Bundesinnenminister Thomas de Maizière (CDU) ist hingegen überhaupt nicht erfreut und pocht auf Einhaltung des Vertrags.

Mindestlohn: Die Durchsetzung eines flächendeckenden gesetzlichen Mindestlohns von 8,50 Euro die Stunde war der größte Erfolg der Sozialdemokraten in den Koalitionsverhandlungen. Kaum war die Tinte unter dem Koalitionsvertrag trocken, da forderte der Koalitionspartner CSU schon Ausnahmen vom Mindestlohn: Für Saisonarbeiter, Praktikanten, Ehrenamtliche oder auch Rentner. Auch CDU-Politiker sind dafür. Im Kleingedruckten sieht der Koalitionsvertrag dies zum Teil auch längst vor. Für weitere Ausnahmeregelungen lässt der Koalitionsvertrag ein Hintertürchen offen: Denn vereinbart ist, das Gesetz „im Dialog mit Arbeitgebern und Arbeitnehmern aller Branchen, in denen der Mindestlohn wirksam wird, zu erarbeiten und mögliche Probleme bei der Umsetzung zu berücksichtigen.“

Die zuständige Arbeitsministerin Andrea Nahles (SPD) hält dagegen: „Ab 1. Januar 2017 wird niemand in Deutschland weniger als 8,50 Euro pro Stunde verdienen.“ Der Mindestlohn und seine Ausnahmen dürfte damit zum Dauerkonfliktthema in der Koalition werden.

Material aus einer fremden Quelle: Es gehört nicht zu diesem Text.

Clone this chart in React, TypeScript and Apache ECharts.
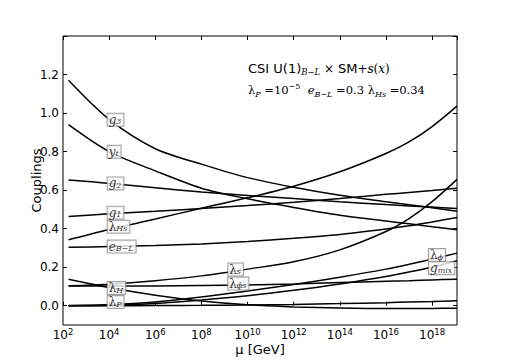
import React, { useEffect, useRef } from "react";
import * as echarts from "echarts";

// log10(mu / GeV) sample points
const logMu = [2.24, 4, 6, 8, 10, 12, 14, 16, 17, 18, 19.08];

const g3 = [1.17, 0.967, 0.815, 0.735, 0.665, 0.615, 0.573, 0.54, 0.524, 0.508, 0.49];
const yt = [0.94, 0.8, 0.7, 0.61, 0.555, 0.51, 0.47, 0.44, 0.425, 0.41, 0.394];
const g2 = [0.653, 0.635, 0.613, 0.59, 0.572, 0.556, 0.54, 0.525, 0.518, 0.512, 0.505];
const g1 = [0.463, 0.477, 0.49, 0.505, 0.52, 0.537, 0.557, 0.578, 0.588, 0.598, 0.61];
const lamHs = [0.342, 0.396, 0.45, 0.506, 0.56, 0.62, 0.695, 0.79, 0.85, 0.93, 1.036];
const eBL = [0.303, 0.307, 0.313, 0.321, 0.334, 0.35, 0.37, 0.398, 0.415, 0.435, 0.458];
const lamS = [0.104, 0.112, 0.13, 0.155, 0.19, 0.228, 0.29, 0.385, 0.452, 0.54, 0.656];
const lamPhiS = [0.102, 0.102, 0.103, 0.105, 0.108, 0.113, 0.12, 0.127, 0.13, 0.134, 0.138];
const lamPhi = [0.001, 0.006, 0.02, 0.045, 0.077, 0.11, 0.148, 0.19, 0.215, 0.242, 0.273];
const gMix = [0.0, 0.003, 0.012, 0.03, 0.052, 0.08, 0.113, 0.152, 0.175, 0.2, 0.233];
const lamH = [0.138, 0.095, 0.055, 0.025, 0.005, -0.006, -0.012, -0.015, -0.015, -0.014, -0.013];
const lamP = [0.0, 0.0, 0.001, 0.002, 0.004, 0.007, 0.011, 0.016, 0.019, 0.022, 0.026];

const curves = [g3, yt, g2, g1, lamHs, eBL, lamS, lamPhiS, lamPhi, gMix, lamH, lamP];

// curve labels (anchor in data coordinates)
const labelTexts = [
  "{i|g}{sub|3}",
  "{i|y}{sub|t}",
  "{i|g}{sub|2}",
  "{i|g}{sub|1}",
  "{n|λ}{sub|Hs}",
  "{i|e}{sub|B−L}",
  "{n|λ}{sub|H}",
  "{n|λ}{sub|P}",
  "{n|λ}{sub|s}",
  "{n|λ}{sub|ϕs}",
  "{n|λ}{sub|ϕ}",
  "{i|g}{sub|mix}",
];
const labelX = [4, 4, 4, 4, 4, 4, 4, 4, 9.23, 9.23, 17.93, 17.93];
const labelY = [0.965, 0.799, 0.635, 0.483, 0.41, 0.307, 0.092, 0.019, 0.188, 0.115, 0.263, 0.195];

const xTickExponents = [2, 4, 6, 8, 10, 12, 14, 16, 18];
const yTickLabels = ["0.0", "0.2", "0.4", "0.6", "0.8", "1.0", "1.2"];

const X_MIN = 2;
const X_MAX = 19.08;
const Y_MIN = -0.1;
const Y_MAX = 1.4;

export default function App() {
  const ref = useRef<HTMLDivElement>(null);
  useEffect(() => {
    document.body.style.margin = "0";
    if (!ref.current) return;
    const chart = echarts.init(ref.current, undefined, { renderer: "svg" });

    const H = 362;
    const left = 63, right = 50, top = 36, bottom = 37;
    const plotH = H - top - bottom;
    const zeroPx = top + plotH * (Y_MAX - 0) / (Y_MAX - Y_MIN);
    const bottom2 = H - zeroPx;

    const tickStyle = { show: true, inside: true, length: 4, lineStyle: { color: "#000", width: 1 } };
    const sans = "DejaVu Sans";
    const serif = "DejaVu Serif";

    const lineSeries = curves.map((c) => ({
      type: "line",
      xAxisIndex: 0,
      yAxisIndex: 0,
      data: logMu.map((x, i) => [x, c[i]]),
      showSymbol: false,
      smooth: 0.3,
      lineStyle: { color: "#000", width: 1.5 },
      z: 2,
      silent: true,
    }));

    const labelSeries = {
      type: "scatter",
      xAxisIndex: 0,
      yAxisIndex: 0,
      data: labelX.map((x, i) => [x, labelY[i]]),
      symbolSize: 1,
      itemStyle: { color: "rgba(0,0,0,0)" },
      z: 5,
      label: {
        show: true,
        position: "right",
        distance: -2,
        formatter: (p: any) => labelTexts[p.dataIndex],
        backgroundColor: "#fff",
        borderColor: "#888",
        borderWidth: 1,
        padding: [0, 2, 0, 1],
        rich: {
          i: { fontFamily: serif, fontStyle: "italic", fontSize: 12, color: "#000", lineHeight: 12 },
          n: { fontFamily: serif, fontSize: 12, color: "#000", lineHeight: 12 },
          sub: { fontFamily: serif, fontStyle: "italic", fontSize: 8, color: "#000", verticalAlign: "bottom", lineHeight: 8, padding: [4, 0, 0, 0] },
        },
      },
    };

    const option: any = {
      animation: false,
      backgroundColor: "#fff",
      grid: [
        { left, right, top, bottom, show: true, borderColor: "#000", borderWidth: 1, backgroundColor: "transparent", containLabel: false, outerBoundsMode: "none" },
        { left, right, top, bottom: bottom2, show: false, containLabel: false, outerBoundsMode: "none" },
      ],
      xAxis: [
        {
          gridIndex: 0,
          type: "value",
          min: X_MIN,
          max: X_MAX,
          interval: 2,
          position: "bottom",
          axisLine: { show: false },
          axisTick: tickStyle,
          splitLine: { show: false },
          axisLabel: {
            show: true,
            showMaxLabel: false,
            margin: 2,
            formatter: (v: number) => (xTickExponents.includes(Math.round(v)) && Math.abs(v - Math.round(v)) < 1e-6 ? `{b|10}{s|${Math.round(v)}}` : ""),
            rich: {
              b: { fontFamily: sans, fontSize: 12, color: "#000", lineHeight: 14, verticalAlign: "bottom" },
              s: { fontFamily: sans, fontSize: 8.5, color: "#000", lineHeight: 14, verticalAlign: "top", padding: [0, 0, 5, 0] },
            },
          },
          name: "μ [GeV]",
          nameLocation: "middle",
          nameGap: 18,
          nameMoveOverlap: false,
          nameTextStyle: { fontFamily: sans, fontSize: 13, color: "#000" },
        },
        {
          gridIndex: 0,
          type: "value",
          min: X_MIN,
          max: X_MAX,
          interval: 2,
          position: "top",
          axisLine: { show: false },
          axisTick: tickStyle,
          axisLabel: { show: false },
          splitLine: { show: false },
        },
        { gridIndex: 1, type: "value", min: X_MIN, max: X_MAX, show: false },
      ],
      yAxis: [
        {
          gridIndex: 0,
          type: "value",
          min: Y_MIN,
          max: Y_MAX,
          axisLine: { show: false },
          axisTick: { show: false },
          axisLabel: { show: false },
          splitLine: { show: false },
          name: "Couplings",
          nameLocation: "middle",
          nameGap: 20,
          nameMoveOverlap: false,
          nameTextStyle: { fontFamily: sans, fontSize: 13, color: "#000" },
        },
        {
          gridIndex: 1,
          type: "value",
          min: 0,
          max: Y_MAX,
          interval: 0.2,
          position: "left",
          axisLine: { show: false },
          axisTick: tickStyle,
          splitLine: { show: false },
          axisLabel: {
            show: true,
            margin: 4,
            fontFamily: sans,
            fontSize: 12,
            color: "#000",
            formatter: (v: number) => {
              const idx = Math.round(v / 0.2);
              return Math.abs(v - idx * 0.2) < 1e-6 && idx < yTickLabels.length ? yTickLabels[idx] : "";
            },
          },
        },
        {
          gridIndex: 1,
          type: "value",
          min: 0,
          max: Y_MAX,
          interval: 0.2,
          position: "right",
          axisLine: { show: false },
          axisTick: tickStyle,
          axisLabel: { show: false },
          splitLine: { show: false },
        },
      ],
      graphic: [
        {
          type: "text",
          left: 248,
          top: 62,
          style: {
            text: "{a|CSI U(1)}{sub|B−L}{m| × }{a|SM}{m|+}{it|s}{m|(}{it|x}{m|)}",
            rich: {
              a: { fontFamily: sans, fontSize: 13, fill: "#000", lineHeight: 16 },
              m: { fontFamily: serif, fontSize: 12, fill: "#000", lineHeight: 16 },
              it: { fontFamily: serif, fontStyle: "italic", fontSize: 12, fill: "#000", lineHeight: 16 },
              sub: { fontFamily: serif, fontStyle: "italic", fontSize: 8.5, fill: "#000", lineHeight: 10, verticalAlign: "bottom", padding: [5, 0, 0, 0] },
            },
          },
        },
        {
          type: "text",
          left: 248,
          top: 82,
          style: {
            text: "{l|λ}{sub|P}{m| =10}{sup|−5}{m|  }{it|e}{sub|B−L}{m| =0.3 }{l|λ}{sub|Hs}{m| =0.34}",
            rich: {
              l: { fontFamily: serif, fontSize: 11.5, fill: "#000", lineHeight: 16 },
              m: { fontFamily: serif, fontSize: 11.5, fill: "#000", lineHeight: 16 },
              it: { fontFamily: serif, fontStyle: "italic", fontSize: 11.5, fill: "#000", lineHeight: 16 },
              sub: { fontFamily: serif, fontStyle: "italic", fontSize: 8, fill: "#000", lineHeight: 10, verticalAlign: "bottom", padding: [5, 0, 0, 0] },
              sup: { fontFamily: serif, fontSize: 8, fill: "#000", lineHeight: 10, verticalAlign: "top", padding: [0, 0, 5, 0] },
            },
          },
        },
      ],
      series: [...lineSeries, labelSeries],
    };

    chart.setOption(option);
    return () => chart.dispose();
  }, []);

  return <div ref={ref} style={{ width: 507, height: 362 }} />;
}
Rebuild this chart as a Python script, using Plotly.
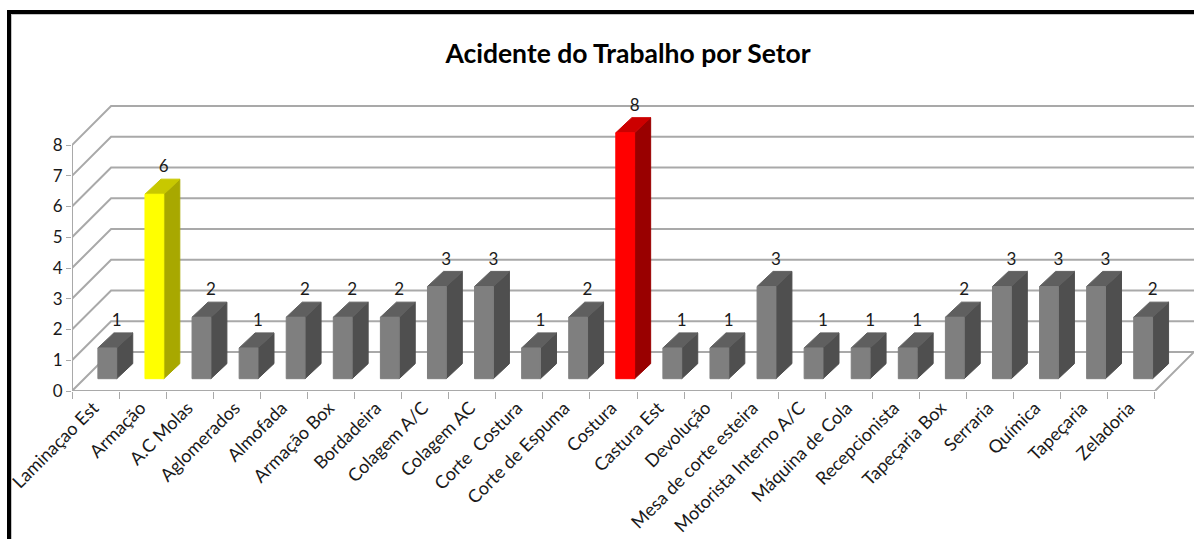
import plotly.graph_objects as go

# Data
setores = [
    "Laminaçao Est", "Armação", "A.C Molas", "Aglomerados", "Almofada", "Armação Box",
    "Bordadeira", "Colagem A/C", "Colagem AC", "Corte  Costura", "Corte de Espuma", "Costura",
    "Castura Est", "Devolução", "Mesa de corte esteira", "Motorista Interno A/C",
    "Máquina de Cola", "Recepcionista", "Tapeçaria Box", "Serraria", "Química", "Tapeçaria",
    "Zeladoria",
]
acidentes = [1, 6, 2, 1, 2, 2, 2, 3, 3, 1, 2, 8, 1, 1, 3, 1, 1, 1, 2, 3, 3, 3, 2]
y_ticks = [0, 1, 2, 3, 4, 5, 6, 7, 8]

# Colours: front, top, side
GREY = ("#7f7f7f", "#5f5f5f", "#4f4f4f")
YELLOW = ("#ffff00", "#c8c800", "#a8a800")
RED = ("#ff0000", "#cc0000", "#990000")
highlight = {"Armação": YELLOW, "Costura": RED}

GRID = "#a9a9a9"
TEXT = "#1a1a1a"
FONT = "Lato, 'Open Sans', sans-serif"

# Fake 3D projection, in axis units
DEPTH_X, DEPTH_Y = 0.83, 1.27      # wall depth
BAR_DX, BAR_DY = 0.34, 0.49        # bar depth
BAR_SHIFT, BAR_HALF = 0.25, 0.2    # bar front face
BAR_BASE = 0.4
X_MIN, X_LAST, X_MAX = -0.5, len(setores) - 0.5, len(setores) - 0.5 + DEPTH_X
Y_MAX = 9.4

# Plot box in pixels
W, H = 1194, 539
L, T, B = 72, 102, 148


def line(xs, ys):
    return go.Scatter(x=xs, y=ys, mode="lines", line=dict(color=GRID, width=2),
                      cliponaxis=False, showlegend=False, hoverinfo="skip")


def face(xs, ys, color):
    return go.Scatter(x=xs, y=ys, mode="lines", fill="toself", fillcolor=color,
                      line=dict(color=color, width=1), cliponaxis=False,
                      showlegend=False, hoverinfo="skip")


def px_x(px):
    return (px - L) / (W - L)


def px_y(py):
    return (H - B - py) / (H - T - B)


def frame_line(x0, y0, x1, y1, color, width):
    return dict(type="line", xref="paper", yref="paper", x0=px_x(x0), y0=px_y(y0),
                x1=px_x(x1), y1=px_y(y1), line=dict(color=color, width=width))


fig = go.Figure()

# walls and floor
for v in y_ticks:
    fig.add_trace(line([X_MIN, X_MIN + DEPTH_X, X_MAX], [v, v + DEPTH_Y, v + DEPTH_Y]))
fig.add_trace(line([X_MIN, X_MIN], [y_ticks[0], y_ticks[-1]]))
fig.add_trace(line([X_MIN, X_LAST, X_MAX], [0, 0, DEPTH_Y]))

# bars
for i, (nome, v) in enumerate(zip(setores, acidentes)):
    front, top, side = highlight.get(nome, GREY)
    x0, x1 = i + BAR_SHIFT - BAR_HALF, i + BAR_SHIFT + BAR_HALF
    y0, y1 = BAR_BASE, BAR_BASE + v
    fig.add_trace(face([x1, x1 + BAR_DX, x1 + BAR_DX, x1, x1],
                       [y0, y0 + BAR_DY, y1 + BAR_DY, y1, y0], side))
    fig.add_trace(face([x0, x0 + BAR_DX, x1 + BAR_DX, x1, x0],
                       [y1, y1 + BAR_DY, y1 + BAR_DY, y1, y1], top))
    fig.add_trace(face([x0, x1, x1, x0, x0], [y0, y0, y1, y1, y0], front))

# value labels
fig.add_trace(go.Scatter(
    x=[i + BAR_SHIFT + 0.2 for i in range(len(setores))],
    y=[v + BAR_BASE + 0.85 for v in acidentes],
    mode="text", text=[str(v) for v in acidentes], textposition="middle center",
    textfont=dict(family=FONT, size=17, color=TEXT), cliponaxis=False,
    showlegend=False, hoverinfo="skip",
))

fig.update_layout(
    width=W, height=H,
    margin=dict(l=L, r=0, t=T, b=B, pad=0),
    paper_bgcolor="white", plot_bgcolor="white",
    title=dict(text="<b>Acidente do Trabalho por Setor</b>", x=628 / W, xref="container",
               xanchor="center", y=1 - 54 / H, yref="container", yanchor="middle",
               font=dict(family=FONT, size=26.5, color="black")),
    xaxis=dict(range=[X_MIN, X_MAX], tickmode="array", tickvals=list(range(len(setores))),
               ticktext=setores, tickangle=-45, ticks="", showgrid=False, zeroline=False,
               showline=False, ticklabelstandoff=2, ticklabelshift=-2,
               tickfont=dict(family=FONT, size=18, color=TEXT),
               minor=dict(tickmode="linear", tick0=-0.5, dtick=1, ticks="outside", ticklen=7,
                          tickcolor=GRID, tickwidth=1, showgrid=False)),
    yaxis=dict(range=[0, Y_MAX], tickmode="array", tickvals=y_ticks, ticks="outside", ticklen=5,
               tickcolor=GRID, tickwidth=1, showgrid=False, zeroline=False, showline=False,
               tickfont=dict(family=FONT, size=17, color=TEXT)),
    # black frame of the original picture, with its faint shadow
    shapes=[
        frame_line(11, 14.5, W, 14.5, "#c4c4c4", 1),
        frame_line(11.5, 14, 11.5, H, "#c4c4c4", 1),
        frame_line(7, 12, W, 12, "black", 4),
        frame_line(9, 10, 9, H, "black", 4),
    ],
)

# page margin would push the chart 8px off
fig.write_html("out.html", config={"displayModeBar": False},
               post_script="document.body.style.margin='0';document.body.style.overflow='hidden';")
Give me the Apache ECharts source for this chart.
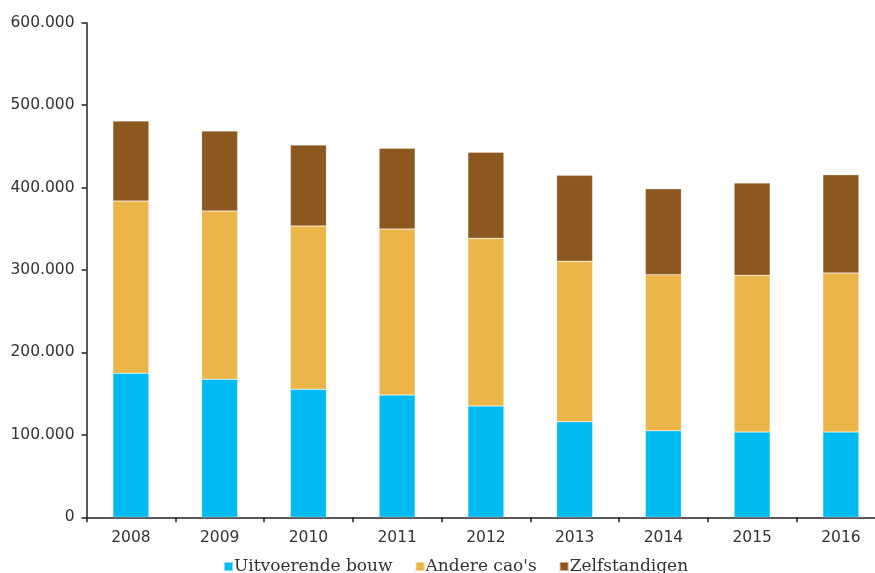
<!DOCTYPE html>
<html><head><meta charset="utf-8">
<script src="https://cdn.jsdelivr.net/npm/echarts@6/dist/echarts.min.js"></script>
<style>html,body{margin:0;padding:0;background:#fff;overflow:hidden;width:875px;height:573px}#c{width:895px;height:573px}</style>
</head><body><div id="c"></div>
<script>
const categories = ['2008','2009','2010','2011','2012','2013','2014','2015','2016'];
const uitvoerendeBouw = [174700, 167400, 155300, 148400, 135000, 116000, 105000, 103500, 103500];
const andereCaos = [209000, 204200, 198100, 201400, 203500, 194600, 189300, 190100, 192900];
const zelfstandigen = [97100, 97000, 98300, 97900, 104300, 104300, 104300, 112000, 119200];
const yTicks = [0, 100000, 200000, 300000, 400000, 500000, 600000];

const chart = echarts.init(document.getElementById('c'));
const fmt = v => v === 0 ? '0' : String(v).replace(/\B(?=(\d{3})+(?!\d))/g, '.');
const mk = (name, data, color) => ({
  name, type: 'bar', stack: 'a', data, barWidth: 36,
  itemStyle: { color, borderColor: 'rgba(255,255,255,0.5)', borderWidth: 0.5 }
});
chart.setOption({
  animation: false,
  grid: { left: 86.5, right: 9.75, top: 22.7, bottom: 55.7, containLabel: false },
  xAxis: {
    type: 'category', data: categories,
    axisLine: { lineStyle: { color: '#222', width: 1.5 } },
    axisTick: { show: true, length: 5, lineStyle: { color: '#222', width: 1.5 } },
    axisLabel: { color: '#333', fontSize: 15.5, fontFamily: 'DejaVu Sans', margin: 13 }
  },
  yAxis: {
    type: 'value', min: yTicks[0], max: yTicks[yTicks.length - 1], interval: 100000,
    axisLine: { show: true, lineStyle: { color: '#222', width: 1.5 } },
    axisTick: { show: true, length: 5, lineStyle: { color: '#222', width: 1.5 } },
    splitLine: { show: false },
    axisLabel: { color: '#333', fontSize: 15.5, fontFamily: 'DejaVu Sans', margin: 12, formatter: fmt }
  },
  legend: {
    bottom: -7, left: 218, itemWidth: 9, itemHeight: 9, itemGap: 22,
    icon: 'rect',
    textStyle: { color: '#333', fontSize: 17, fontFamily: 'DejaVu Serif', padding: [0, 0, 0, -4] },
    data: ['Uitvoerende bouw', "Andere cao's", 'Zelfstandigen']
  },
  series: [
    mk('Uitvoerende bouw', uitvoerendeBouw, '#00BAF2'),
    mk("Andere cao's", andereCaos, '#EBB54A'),
    mk('Zelfstandigen', zelfstandigen, '#8C5820')
  ]
});
</script></body></html>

Energie: Dass die Reform des Erneuerbare-Energien-Gesetzes (EEG) dringend geboten ist, daran zweifelt keiner. Im Koalitionsvertrag beschied man sich denn auch mit drei Sätzen. Die Reform solle bis Ostern vorgelegt und im Sommer verabschiedet werden. Doch wie soll sie aussehen? Aus Bayern kommt der Vorschlag, die Wende mit Schulden zu finanzieren. Darüber hinaus benötigtes Kapital soll von einem Sonderfonds kommen, der sich das Geld am Kapitalmarkt besorgt. Damit würde die Belastung der Stromkunden kurzfristig sinken, langfristig würden sie aber für die Tilgungen der Schulden zur Kasse gebeten.

Das könnte der SPD gefallen, tut es aber nicht. „Grundsätzlich löst ein solches Fondsmodell nicht das Kostenproblem, die Finanzierung wird lediglich in die Zukunft verschoben“, sagt eine Sprecherin von Sigmar Gabriels Wirtschafts- und Energie-Ministerium. Bei der EEG-Reform geht es zudem auch um Ausbaupläne, um den Verlauf von Netzen, den Bau von Speichern, von Gaskraftwerken, um die Beschränkung von Wind- und Sonnenenergie an bestimmten Orten und, und, und. Dagegen könnte sich der Dissens in der Frage der Finanzierung noch als ganz laues Lüftchen erweisen.